Dominic was “born 1170, in the village of Calaroga, in Old Castile; he is supposed to have belonged to the noble family of Guzmàn, his father’s name being Felix, his mother’s Joanna. The latter is said to have dreamed before he was born that she gave birth to a dog with a torch in its mouth, which set the world on fire. At the age of fourteen he went to the university of Palencia, where he studied theology for ten or twelve years. He was early noted for his self-denial and charity. In 1195 he became canon of the cathedral of Osma. In 1215 he accompanied Folquet, bishop of Toulouse, to the Lateran Council; and in the same year, on his return to Toulouse, he founded his order of Preaching Friars, which was formally recognized by Honorius III in 121[7]. He died in Aug. 1221 at Bologna, where he was buried.
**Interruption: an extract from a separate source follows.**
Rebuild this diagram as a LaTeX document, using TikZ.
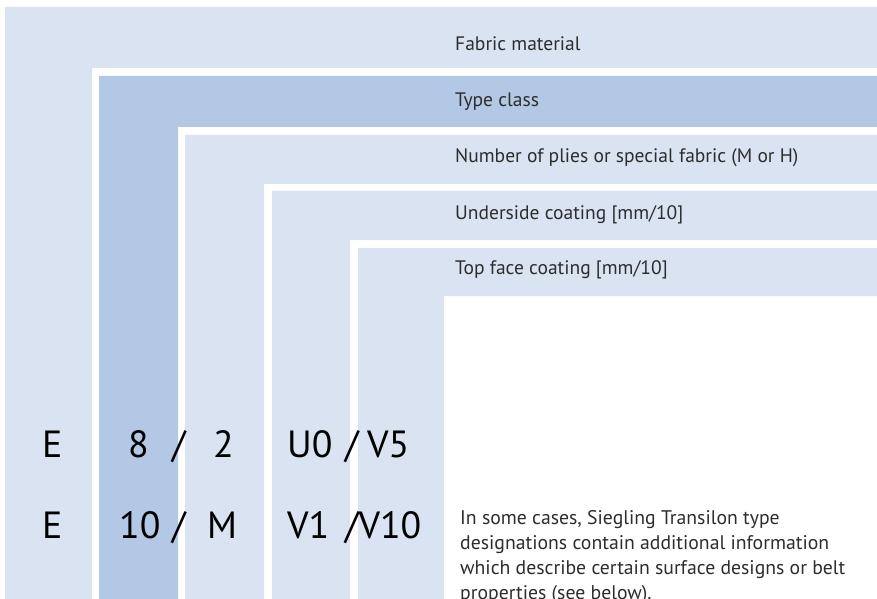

He was canonized soon after his death (in 1234) by Gregory IX”
(T)
. And see G. R. Sarolli, “Domenico, santo,”
ED
II (1970), pp. 546–51. Sarolli points out that, when Dominic, with six companions, arrived in Toulouse in 1215, on the verge of forming a more structured group, he associated with Folco di Marsiglia (whom we encountered in
Par.
IX.88–102), the newly appointed bishop of that city.